#### SUPPLIED ENTRIES
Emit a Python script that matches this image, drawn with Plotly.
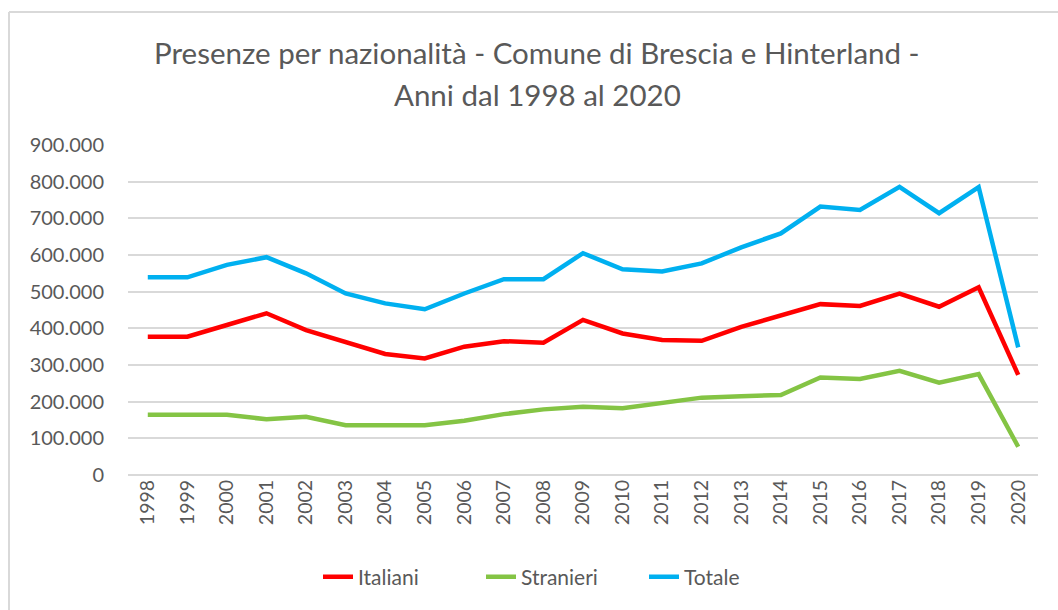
import plotly.graph_objects as go

years = [str(y) for y in range(1998, 2021)]
italiani = [377000, 377000, 409000, 441000, 395000, 364000, 330000, 318000, 350000, 365000, 361000,
            423000, 386000, 368000, 366000, 404000, 436000, 466000, 461000, 495000, 459000, 512000, 273000]
stranieri = [164000, 164000, 164000, 152000, 159000, 136000, 136000, 136000, 148000, 166000, 179000,
             186000, 182000, 195000, 211000, 215000, 218000, 266000, 262000, 284000, 252000, 275000, 77000]
totale = [539000, 539000, 573000, 594000, 550000, 495000, 468000, 452000, 495000, 534000, 534000,
          605000, 561000, 555000, 577000, 621000, 659000, 732000, 723000, 786000, 714000, 785000, 348000]
tick_vals = [0, 100000, 200000, 300000, 400000, 500000, 600000, 700000, 800000, 900000]
tick_text = ["0", "100.000", "200.000", "300.000", "400.000", "500.000", "600.000", "700.000", "800.000", "900.000"]
title_lines = ["Presenze per nazionalità - Comune di Brescia e Hinterland -", "Anni dal 1998 al 2020"]

FONT = "Lato"
GRAY = "#595959"
PLOT_TOP, PLOT_BOTTOM, PLOT_LEFT, PLOT_W = 145, 475, 128, 910


def py(p):
    return (PLOT_BOTTOM - p) / (PLOT_BOTTOM - PLOT_TOP)


def px(p):
    return (p - PLOT_LEFT) / PLOT_W


fig = go.Figure()
for name, vals, col in [("Italiani", italiani, "#ff0000"),
                        ("Stranieri", stranieri, "#84c444"),
                        ("Totale", totale, "#00b0f0")]:
    fig.add_trace(go.Scatter(x=years, y=vals, name=name, mode="lines",
                             line=dict(color=col, width=4.5)))

annotations = [
    dict(text=title_lines[0], xref="paper", yref="paper", x=px(537), y=py(52),
         xanchor="center", yanchor="middle", showarrow=False,
         font=dict(family=FONT, size=29.5, color=GRAY)),
    dict(text=title_lines[1], xref="paper", yref="paper", x=px(537), y=py(95),
         xanchor="center", yanchor="middle", showarrow=False,
         font=dict(family=FONT, size=29.5, color=GRAY)),
]

fig.update_layout(
    width=1058, height=610,
    margin=dict(l=PLOT_LEFT, r=20, t=PLOT_TOP, b=610 - PLOT_BOTTOM),
    paper_bgcolor="white", plot_bgcolor="white",
    font=dict(family=FONT, color=GRAY),
    annotations=annotations,
    showlegend=True,
    legend=dict(orientation="h", x=px(318), xanchor="left", y=py(577), yanchor="middle",
                font=dict(family=FONT, size=21, color=GRAY),
                entrywidth=118, entrywidthmode="pixels",
                traceorder="normal"),
    xaxis=dict(type="category", tickangle=-90, showgrid=False, showline=False,
               ticks="", tickfont=dict(family=FONT, size=19.5, color=GRAY),
               range=[-0.5, 22.5]),
    yaxis=dict(range=[0, 900000], tickvals=tick_vals, ticktext=tick_text,
               showgrid=True, gridcolor="#d9d9d9", gridwidth=1.5, zeroline=True,
               zerolinecolor="#d9d9d9", zerolinewidth=1.5, showline=False,
               tickfont=dict(family=FONT, size=20, color=GRAY), ticklabelstandoff=23),
    shapes=[
        dict(type="line", xref="paper", yref="paper", x0=px(9), x1=1.05,
             y0=py(12), y1=py(12), line=dict(color="#d9d9d9", width=2)),
        dict(type="line", xref="paper", yref="paper", x0=px(9), x1=px(9),
             y0=py(12), y1=-0.5, line=dict(color="#d9d9d9", width=2)),
    ],
)

fig.write_html("out.html", config={"displayModeBar": False},
               post_script="document.body.style.margin='0';document.body.style.overflow='hidden';")
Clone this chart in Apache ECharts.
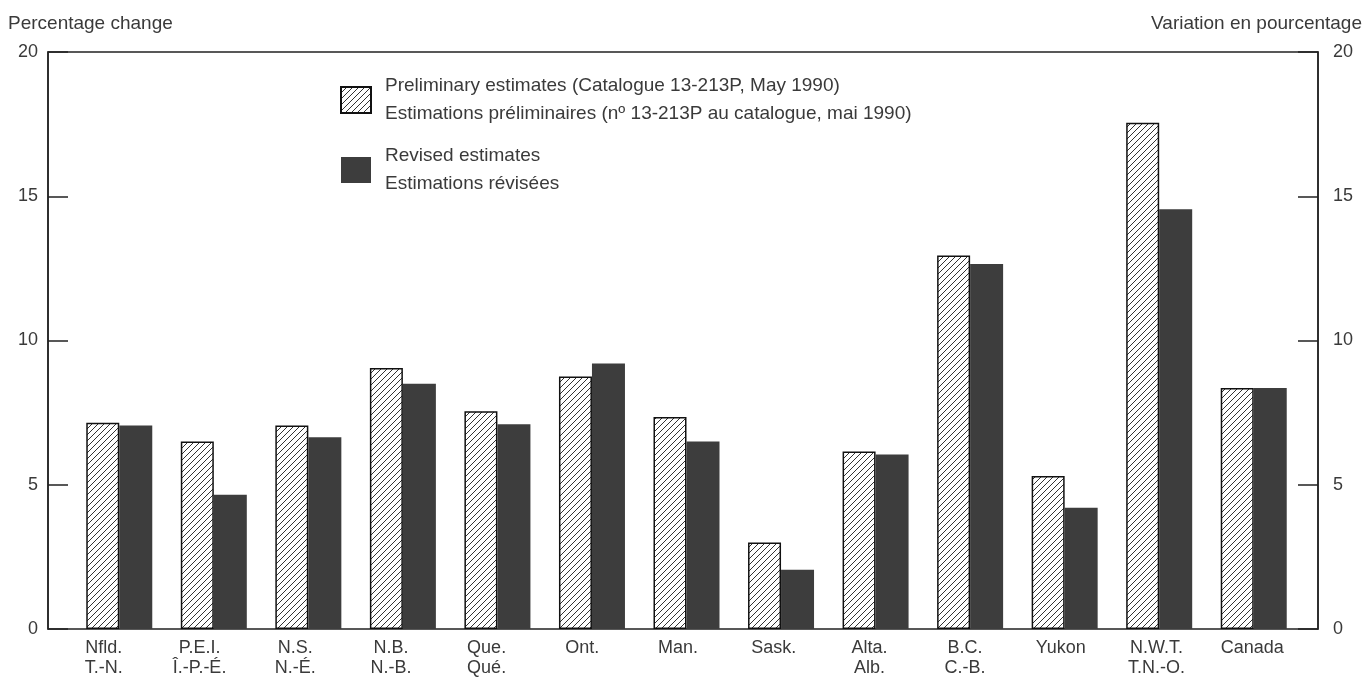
<!DOCTYPE html>
<html>
<head>
<meta charset="utf-8">
<style>
  html, body { margin: 0; padding: 0; background: #fff; }
  #chart { width: 1370px; height: 692px; }
</style>
<script src="https://cdn.jsdelivr.net/npm/echarts@6/dist/echarts.min.js"></script>
</head>
<body>
<div id="chart"></div>
<script>
const categories = [
  'Nfld.\nT.-N.', 'P.E.I.\nÎ.-P.-É.', 'N.S.\nN.-É.', 'N.B.\nN.-B.', 'Que.\nQué.',
  'Ont.', 'Man.', 'Sask.', 'Alta.\nAlb.', 'B.C.\nC.-B.', 'Yukon', 'N.W.T.\nT.N.-O.', 'Canada'
]
const preliminary = [7.15, 6.5, 7.05, 9.05, 7.55, 8.75, 7.35, 3.0, 6.15, 12.95, 5.3, 17.55, 8.35]
const revised = [7.05, 4.65, 6.65, 8.5, 7.1, 9.2, 6.5, 2.05, 6.05, 12.65, 4.2, 14.55, 8.35]
const yTicks = [0, 5, 10, 15, 20]

const prelimName = 'Preliminary estimates (Catalogue 13-213P, May 1990)\nEstimations préliminaires (nº 13-213P au catalogue, mai 1990)'
const revisedName = 'Revised estimates\nEstimations révisées'

const font = "'Liberation Sans', Arial, sans-serif"
const textColor = '#3a3a3a'
const lineColor = '#222'

// diagonal hatch tile for the preliminary bars
function hatchPattern() {
  const size = 6
  const c = document.createElement('canvas')
  c.width = size
  c.height = size
  const ctx = c.getContext('2d')
  ctx.fillStyle = '#fff'
  ctx.fillRect(0, 0, size, size)
  ctx.strokeStyle = '#333'
  ctx.lineWidth = 1
  ctx.beginPath()
  ctx.moveTo(0, size)
  ctx.lineTo(size, 0)
  ctx.moveTo(-1, 1)
  ctx.lineTo(1, -1)
  ctx.moveTo(size - 1, size + 1)
  ctx.lineTo(size + 1, size - 1)
  ctx.stroke()
  return c
}

const chart = echarts.init(document.getElementById('chart'))

const valueAxis = (gridIndex, position, margin) => ({
  type: 'value', gridIndex, position, min: 0, max: 20, interval: 5,
  splitLine: { show: false },
  axisLine: { show: true, lineStyle: { color: lineColor, width: 1.5 } },
  axisTick: { show: true, inside: true, length: 20, lineStyle: { color: lineColor, width: 1.5 } },
  axisLabel: { fontFamily: font, fontSize: 18, color: textColor, margin,
    formatter: (v) => yTicks.includes(v) ? String(v) : '' }
})

chart.setOption({
  backgroundColor: '#fff',
  animation: false,
  textStyle: { fontFamily: font, color: textColor },
  title: [
    { text: 'Percentage change', left: 3, top: 9, textStyle: { fontFamily: font, fontSize: 19, fontWeight: 'normal', color: textColor } },
    { text: 'Variation en pourcentage', right: 3, top: 9, textStyle: { fontFamily: font, fontSize: 19, fontWeight: 'normal', color: textColor } }
  ],
  legend: {
    orient: 'vertical',
    left: 335,
    top: 67,
    itemWidth: 30,
    itemHeight: 26,
    itemGap: 14,
    icon: 'rect',
    textStyle: { fontFamily: font, fontSize: 19, color: textColor, lineHeight: 28, padding: [0, 0, 0, 9] },
    data: [prelimName, revisedName]
  },
  grid: [
    // frame with both value axes
    { left: 48, right: 52, top: 52, bottom: 63, show: true, borderColor: lineColor, borderWidth: 1.5, backgroundColor: 'transparent' },
    // bars
    { left: 72, right: 69, top: 52, bottom: 63 },
    // category labels
    { left: 56, right: 70, top: 52, bottom: 63 }
  ],
  xAxis: [
    { type: 'value', gridIndex: 0, show: false, min: 0, max: 1 },
    { type: 'category', gridIndex: 1, data: categories, show: false },
    {
      type: 'category',
      gridIndex: 2,
      data: categories,
      axisLine: { show: false },
      axisTick: { show: false },
      axisLabel: { fontFamily: font, fontSize: 18, color: textColor, lineHeight: 20, margin: 9, interval: 0 }
    }
  ],
  yAxis: [
    valueAxis(0, 'left', 10),
    valueAxis(0, 'right', 15),
    { type: 'value', gridIndex: 1, min: 0, max: 20, show: false, splitLine: { show: false } },
    { type: 'value', gridIndex: 2, min: 0, max: 20, show: false, splitLine: { show: false } }
  ],
  series: [
    {
      name: prelimName,
      type: 'bar',
      xAxisIndex: 1,
      yAxisIndex: 2,
      barWidth: 33,
      barGap: '0%',
      data: preliminary,
      itemStyle: {
        color: { image: hatchPattern(), repeat: 'repeat' },
        borderColor: '#111',
        borderWidth: 1.5
      }
    },
    {
      name: revisedName,
      type: 'bar',
      xAxisIndex: 1,
      yAxisIndex: 2,
      barWidth: 33,
      barGap: '0%',
      data: revised,
      itemStyle: { color: '#3d3d3d' }
    }
  ]
})
</script>
</body>
</html>
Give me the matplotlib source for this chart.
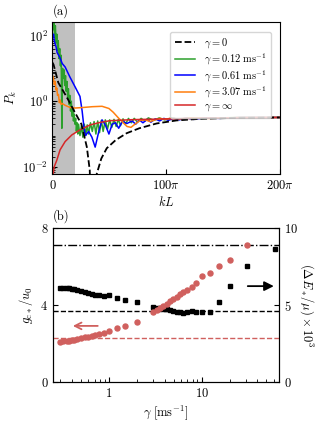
import matplotlib
matplotlib.use('Agg')
import matplotlib.pyplot as plt
import numpy as np

plt.rcParams['font.family'] = 'serif'
plt.rcParams['font.serif'] = ['cmr10']
plt.rcParams['mathtext.fontset'] = 'cm'
plt.rcParams['axes.formatter.use_mathtext'] = True
plt.rcParams['font.size'] = 9

# ---- panel (a): spectra P_k vs kL ----
kl_g0 = [0, 3, 16, 40, 60, 80, 95, 103, 111, 120, 135, 150, 175, 205, 240, 288, 343, 408, 500, 628]
pk_g0 = [15, 13, 3.7, 1.3, 0.5, 0.2, 0.04, 0.008, 1e-5, 0.005, 0.018, 0.037, 0.066, 0.106,
         0.15, 0.21, 0.26, 0.29, 0.31, 0.32]

kl_g012 = [0, 2, 4, 6, 8, 10, 12, 14, 16, 18, 20, 22, 24, 26, 28, 30, 32, 34, 36, 38, 40, 42,
           44, 46, 48, 50, 52, 54, 56, 58, 60, 62, 64, 66, 68, 70, 72, 76, 80, 84, 88, 92, 96,
           100, 105, 110, 115, 120, 125, 130, 135, 140, 146, 152, 158, 164, 170, 176, 182, 188,
           195, 202, 210, 218, 226, 235, 245, 255, 265, 280, 295, 310, 330, 350, 375, 410, 460,
           520, 628]
pk_g012 = [400, 150, 300, 90, 200, 60, 110, 35, 70, 20, 40, 12, 25, 0.15, 10, 5, 9, 3, 6, 2, 4,
           1.2, 2.4, 0.8, 1.5, 0.5, 1.0, 0.35, 0.6, 0.25, 0.4, 0.2, 0.3, 0.12, 0.22, 0.1, 0.2,
           0.09, 0.18, 0.08, 0.2, 0.09, 0.19, 0.1, 0.22, 0.12, 0.24, 0.1, 0.25, 0.11, 0.26, 0.12,
           0.27, 0.14, 0.27, 0.16, 0.28, 0.17, 0.28, 0.18, 0.29, 0.2, 0.3, 0.22, 0.3, 0.23, 0.3,
           0.25, 0.31, 0.26, 0.31, 0.27, 0.31, 0.28, 0.31, 0.3, 0.31, 0.32, 0.32]

kl_g061 = [0, 3, 5, 7.5, 10, 13, 20, 27, 35, 48, 62, 76, 82, 87, 91, 100, 109, 118, 128, 137,
           146, 156, 165, 174, 183, 193, 206, 220, 230, 240, 250, 262, 272, 284, 296, 308, 320,
           335, 350, 370, 390, 420, 460, 520, 628]
pk_g061 = [90, 110, 70, 55, 45, 30, 22, 14, 11, 5.5, 2.8, 1.4, 0.5, 0.16, 0.09, 0.12, 0.08,
           0.04, 0.12, 0.27, 0.19, 0.1, 0.2, 0.22, 0.15, 0.24, 0.21, 0.25, 0.2, 0.27, 0.22, 0.28,
           0.23, 0.29, 0.25, 0.3, 0.26, 0.3, 0.27, 0.31, 0.28, 0.31, 0.3, 0.32, 0.32]

kl_g307 = [0, 2.8, 5, 7.5, 10, 12, 14, 16.6, 19, 21, 24, 27, 35, 49, 63, 82, 110, 137, 156,
           168, 181, 192, 206, 217, 228, 242, 256, 270, 283, 297, 311, 325, 352, 380, 435, 518,
           628]
pk_g307 = [6, 5.2, 3.2, 4, 2.2, 2.5, 1.5, 1.6, 0.9, 1.1, 0.8, 0.85, 0.75, 0.64, 0.62, 0.64,
           0.68, 0.7, 0.6, 0.46, 0.32, 0.24, 0.17, 0.16, 0.2, 0.26, 0.27, 0.24, 0.27, 0.3, 0.28,
           0.3, 0.29, 0.31, 0.3, 0.32, 0.32]

kl_ginf = [0.5, 2.8, 4.7, 12, 21, 35, 53.5, 76, 104, 132, 159, 223, 325, 463, 628]
pk_ginf = [0.005, 0.007, 0.01, 0.016, 0.033, 0.059, 0.094, 0.134, 0.19, 0.226, 0.255, 0.275,
           0.29, 0.31, 0.32]

# ---- panel (b) ----
gamma = [0.3, 0.32, 0.35, 0.37, 0.4, 0.42, 0.45, 0.5, 0.55, 0.6, 0.65, 0.7, 0.78, 0.88, 1.0,
         1.22, 1.5, 2.0, 3.0, 3.27, 3.55, 3.85, 4.19, 4.55, 4.94, 5.37, 5.83, 6.34, 6.89, 7.8,
         8.68, 10.2, 12.3, 15.4, 20.2, 30.5, 62]
gc = [2.08, 2.10, 2.13, 2.15, 2.18, 2.20, 2.23, 2.27, 2.31, 2.35, 2.39, 2.44, 2.50, 2.56, 2.65,
      2.78, 2.91, 3.13, 3.62, 3.74, 3.86, 3.96, 4.07, 4.19, 4.31, 4.43, 4.55, 4.66, 4.78, 4.95,
      5.13, 5.52, 5.65, 6.04, 6.37, 7.15, np.nan]
dE = [6.08, 6.10, 6.12, 6.10, 6.05, 6.02, 5.98, 5.93, 5.87, 5.80, 5.72, 5.68, 5.65, 5.60, 5.65,
      5.44, 5.32, 5.21, 4.85, 4.83, 4.80, 4.76, 4.72, 4.68, 4.62, 4.57, 4.52, 4.50, 4.55, 4.60,
      4.52, 4.55, 4.55, 5.20, 6.23, 7.55, 8.68]
gc_ref = 2.27     # red dashed, left axis
dE_dash = 4.63    # black dashed, right axis
dE_dashdot = 8.94  # black dash-dot, right axis

red = '#d0605e'

fig = plt.figure(figsize=(3.3, 4.29), dpi=100)

# panel (a)
ax1 = fig.add_axes([0.159, 0.594, 0.689, 0.355])
ax1.axvspan(0, 20 * np.pi, color='#c0c0c0', lw=0, zorder=0)
ax1.plot(kl_g0, pk_g0, 'k--', lw=1.3, label=r'$\gamma = 0$', zorder=5)
ax1.plot(kl_g012, pk_g012, color='#2ca02c', lw=1.1, label=r'$\gamma = 0.12\ \mathrm{ms}^{-1}$')
ax1.plot(kl_g061, pk_g061, color='#0000ff', lw=1.1, label=r'$\gamma = 0.61\ \mathrm{ms}^{-1}$')
ax1.plot(kl_g307, pk_g307, color='#ff7f0e', lw=1.1, label=r'$\gamma = 3.07\ \mathrm{ms}^{-1}$')
ax1.plot(kl_ginf, pk_ginf, color='#d62728', lw=1.1, label=r'$\gamma = \infty$')
ax1.set_yscale('log')
ax1.set_xlim(0, 200 * np.pi)
ax1.set_ylim(6e-3, 2.6e2)
ax1.set_xticks([0, 100 * np.pi, 200 * np.pi])
ax1.set_xticklabels(['$0$', r'$100\pi$', r'$200\pi$'])
ax1.set_yticks([1e-2, 1, 1e2])
ax1.tick_params(which='both', direction='in')
ax1.set_xlabel('$kL$', labelpad=2)
ax1.set_ylabel('$P_k$', labelpad=2)
ax1.legend(loc='upper right', fontsize=7.5, handlelength=2.0, labelspacing=0.12,
           borderpad=0.45, handletextpad=0.8, bbox_to_anchor=(0.985, 0.97))
fig.text(0.16, 0.965, '(a)', fontsize=9)

# panel (b)
ax2 = fig.add_axes([0.161, 0.11, 0.684, 0.358])
ax3 = ax2.twinx()
ax3.axhline(dE_dashdot, color='k', ls='-.', lw=1.0)
ax3.axhline(dE_dash, color='k', ls='--', lw=1.0)
ax3.plot(gamma, dE, 's', color='k', ms=3.3)
ax2.axhline(gc_ref, color=red, ls='--', lw=1.0)
ax2.plot(gamma, gc, 'o', color=red, ms=3.6, zorder=5)
ax2.set_zorder(ax3.get_zorder() + 1)
ax2.patch.set_visible(False)
ax2.set_xscale('log')
ax2.set_xlim(0.25, 68)
ax2.set_ylim(0, 8)
ax3.set_ylim(0, 10)
ax2.set_yticks([0, 4, 8])
ax3.set_yticks([0, 5, 10])
ax2.set_xticks([1, 10])
ax2.set_xticklabels(['$1$', '$10$'])
ax2.tick_params(which='both', direction='in')
ax3.tick_params(which='both', direction='in')
ax2.set_xlabel(r'$\gamma\ [\mathrm{ms}^{-1}]$', labelpad=3)
ax2.set_ylabel(r'$g_{\mathrm{c}*}/u_0$', labelpad=4)
ax3.set_ylabel(r'$(\Delta E_*/\mu)\times 10^3$', rotation=270, labelpad=13)
ax2.annotate('', xy=(0.99, 0.623), xytext=(0.85, 0.623), xycoords='axes fraction',
             arrowprops=dict(arrowstyle='-|>', color='k', lw=1.3, mutation_scale=14))
ax2.annotate('', xy=(0.075, 0.364), xytext=(0.21, 0.364), xycoords='axes fraction',
             arrowprops=dict(arrowstyle='->', color=red, lw=1.3, mutation_scale=12))
fig.text(0.16, 0.487, '(b)', fontsize=9)

fig.savefig('out.png', dpi=100)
########
Give again, exactly, the lines from the start of the data through the one holding "import plotly.graph_objects as go"; omit the pictures.

Emit a Python script that matches this image, drawn with Plotly.
import plotly.graph_objects as go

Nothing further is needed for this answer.